OpenAI has launched Atlas, a browser with ChatGPT built in, and it is something we at Honcho are watching closely. It blends familiar search with an assistant that sits alongside the page and helps you get answers without hopping between tabs.
What it does
Atlas aims to make search less of a click-around and more of a get-things-done flow. You open a page, ask a question in the sidebar, and it pulls out the bits that matter, compares sources, and drafts what you need. It can summarise long pages, pull quick facts, help you weigh up options with simple pros and cons, and in some cases take actions like filling forms. You can import your bookmarks and passwords, use many Chrome extensions, and choose how it remembers things with clear privacy controls.
Why I'm sceptical
Although I am sceptical of new AI releases, I can see the appeal. Comparing results is genuinely useful, especially for indecisive shoppers, since it can lay out pros and cons to help decisions. My concern is that adding another layer of automation could pull you away from the best part of online shopping, new brands you discover, good-value finds, styles you would not normally pick. As AI gets more integrated, you risk seeing only what you already want, not what you could like.

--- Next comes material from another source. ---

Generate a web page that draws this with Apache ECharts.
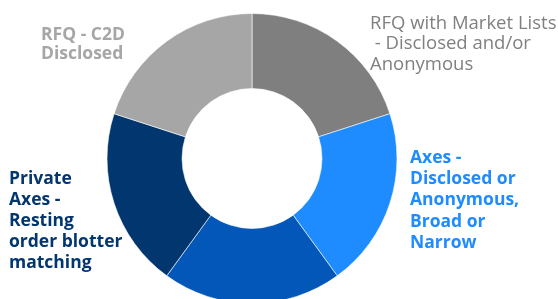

The data side is the bit that still worries me. A browser that remembers what you do is handy, but it also puts a lot of sensitive context in one place, and trust has to be earned. The questions are simple: who can see it, how long it is kept, and what happens if something goes wrong. Until there is independent scrutiny and sensible default limits, the fair position is to be cautious. I would treat Atlas’s memory as optional, keep personal and work separate, and expect clear logs, deletion that actually deletes, and plain English on retention. If those standards are met over time, confidence will grow, if not, the feature stays off.
Fin from our PPC team shares his thoughts on how this could change paid search.
“I think Atlas is a really interesting concept. It aims to refine and streamline the browsing process, but in doing so, it also removes a bit of what makes browsing...well, browsing. By tailoring searches to where and what you usually shop, it risks overlooking those moments when you’d actually buy from somewhere new.
That said, I’m curious to see how this could impact paid search. If Atlas can push more people toward products they’re genuinely likely to want or buy, it could mean fewer low-quality clicks and leads, resulting in less wasted ad spend on users who were only ever just browsing.”